◆ WORK TO BE COMPLETED: Please, without the pictures, retype exactly the lines from the start of the material through the line that holds "delay_m15 = [-10.0, -17.3, -24.0, -29.0, -33.8, -36.6, -38.5]".
##### SOURCE EXCERPT
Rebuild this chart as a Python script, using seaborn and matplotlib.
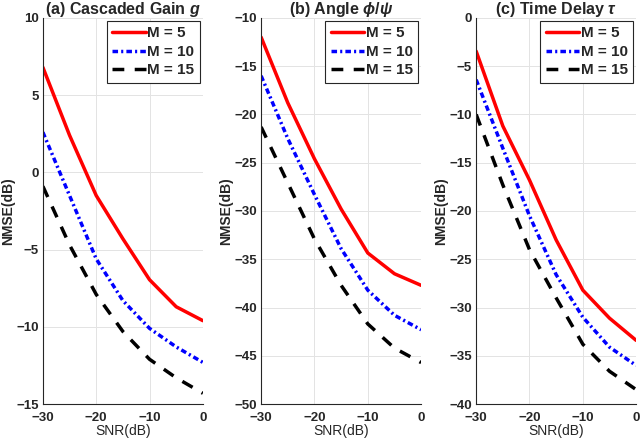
import matplotlib
matplotlib.use("Agg")
import matplotlib.pyplot as plt
import seaborn as sns
import pandas as pd

snr = [-30, -25, -20, -15, -10, -5, 0]
series_labels = ["M = 5", "M = 10", "M = 15"]

gain_m5 = [6.8, 2.4, -1.5, -4.3, -6.95, -8.7, -9.6]
gain_m10 = [2.6, -1.5, -5.6, -8.3, -10.1, -11.3, -12.3]
gain_m15 = [-0.9, -4.7, -7.9, -10.3, -12.1, -13.3, -14.3]

angle_m5 = [-12.0, -18.8, -24.6, -29.8, -34.35, -36.5, -37.7]
angle_m10 = [-16.0, -22.5, -28.3, -33.9, -38.2, -40.8, -42.3]
angle_m15 = [-21.3, -27.1, -32.9, -37.7, -41.7, -44.2, -45.7]

delay_m5 = [-3.45, -11.2, -16.8, -23.0, -28.2, -31.1, -33.4]
delay_m10 = [-6.4, -13.5, -20.5, -26.6, -31.0, -34.1, -36.0]
delay_m15 = [-10.0, -17.3, -24.0, -29.0, -33.8, -36.6, -38.5]

titles = [r"(a) Cascaded Gain $g$", r"(b) Angle $\phi/\psi$", r"(c) Time Delay $\tau$"]
ylims = [(-15, 10), (-50, -10), (-40, 0)]
yticks = [list(range(-15, 11, 5)), list(range(-50, -9, 5)), list(range(-40, 1, 5))]
xticks = [-30, -20, -10, 0]

sns.set_theme(style="white")
plt.rcParams["font.family"] = ["Liberation Sans", "DejaVu Sans"]
plt.rcParams["mathtext.fontset"] = "custom"
plt.rcParams["mathtext.it"] = "Liberation Sans:italic:bold"
plt.rcParams["mathtext.rm"] = "Liberation Sans:bold"

fig = plt.figure(figsize=(6.4, 4.47), dpi=100)
lefts = [0.067, 0.408, 0.744]
width = 0.25
bottom = 0.096
height = 0.864

panels = [
    (gain_m5, gain_m10, gain_m15),
    (angle_m5, angle_m10, angle_m15),
    (delay_m5, delay_m10, delay_m15),
]

palette = {"M = 5": "#ff0000", "M = 10": "#0000ff", "M = 15": "#000000"}
dashes = {"M = 5": "", "M = 10": (1.6, 0.9, 0.6, 0.9), "M = 15": (3.4, 3.0)}

for i, (vals, left) in enumerate(zip(panels, lefts)):
    ax = fig.add_axes([left, bottom, width, height])
    rows = []
    for lab, ys in zip(series_labels, vals):
        for x, y in zip(snr, ys):
            rows.append({"SNR": x, "NMSE": y, "M": lab})
    df = pd.DataFrame(rows)
    sns.lineplot(data=df, x="SNR", y="NMSE", hue="M", style="M",
                 hue_order=series_labels, style_order=series_labels,
                 palette=palette, dashes=dashes, linewidth=2.5, ax=ax,
                 legend=True)
    ax.set_xlim(-30, 0)
    ax.set_ylim(*ylims[i])
    ax.set_xticks(xticks)
    ax.set_yticks(yticks[i])
    ax.grid(True, color="#e3e3e3", linewidth=0.7)
    ax.set_axisbelow(True)
    for s in ["top", "right"]:
        ax.spines[s].set_visible(False)
    for s in ["left", "bottom"]:
        ax.spines[s].set_color("#262626")
        ax.spines[s].set_linewidth(0.8)
    ax.tick_params(axis="both", direction="in", length=3, width=0.8,
                   colors="#262626", labelsize=9.5)
    ax.tick_params(axis="x", pad=6)
    ax.tick_params(axis="y", pad=3)
    for lbl in ax.get_xticklabels() + ax.get_yticklabels():
        lbl.set_fontweight("bold")
    ax.set_xlabel("SNR(dB)", fontsize=10, color="#262626", labelpad=0)
    ax.set_ylabel("NMSE(dB)", fontsize=10, fontweight="bold", color="#262626", labelpad=1)
    ax.set_title(titles[i], fontsize=11.5, fontweight="bold", pad=3)
    handles, labels = ax.get_legend_handles_labels()
    leg = ax.legend(handles, labels, loc="upper right",
                    prop={"weight": "bold", "size": 11},
                    handlelength=2.2, handletextpad=0.1, labelspacing=0.3,
                    borderpad=0.35, borderaxespad=0.2, fancybox=False,
                    framealpha=1, edgecolor="#262626")
    leg.get_frame().set_linewidth(0.8)

fig.savefig("out.png", dpi=100)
##########
◆ RESPONSE BELOW:
Rebuild this chart as a Python script, using seaborn and matplotlib.
import matplotlib
matplotlib.use("Agg")
import matplotlib.pyplot as plt
import seaborn as sns
import pandas as pd

snr = [-30, -25, -20, -15, -10, -5, 0]
series_labels = ["M = 5", "M = 10", "M = 15"]

gain_m5 = [6.8, 2.4, -1.5, -4.3, -6.95, -8.7, -9.6]
gain_m10 = [2.6, -1.5, -5.6, -8.3, -10.1, -11.3, -12.3]
gain_m15 = [-0.9, -4.7, -7.9, -10.3, -12.1, -13.3, -14.3]

angle_m5 = [-12.0, -18.8, -24.6, -29.8, -34.35, -36.5, -37.7]
angle_m10 = [-16.0, -22.5, -28.3, -33.9, -38.2, -40.8, -42.3]
angle_m15 = [-21.3, -27.1, -32.9, -37.7, -41.7, -44.2, -45.7]

delay_m5 = [-3.45, -11.2, -16.8, -23.0, -28.2, -31.1, -33.4]
delay_m10 = [-6.4, -13.5, -20.5, -26.6, -31.0, -34.1, -36.0]
delay_m15 = [-10.0, -17.3, -24.0, -29.0, -33.8, -36.6, -38.5]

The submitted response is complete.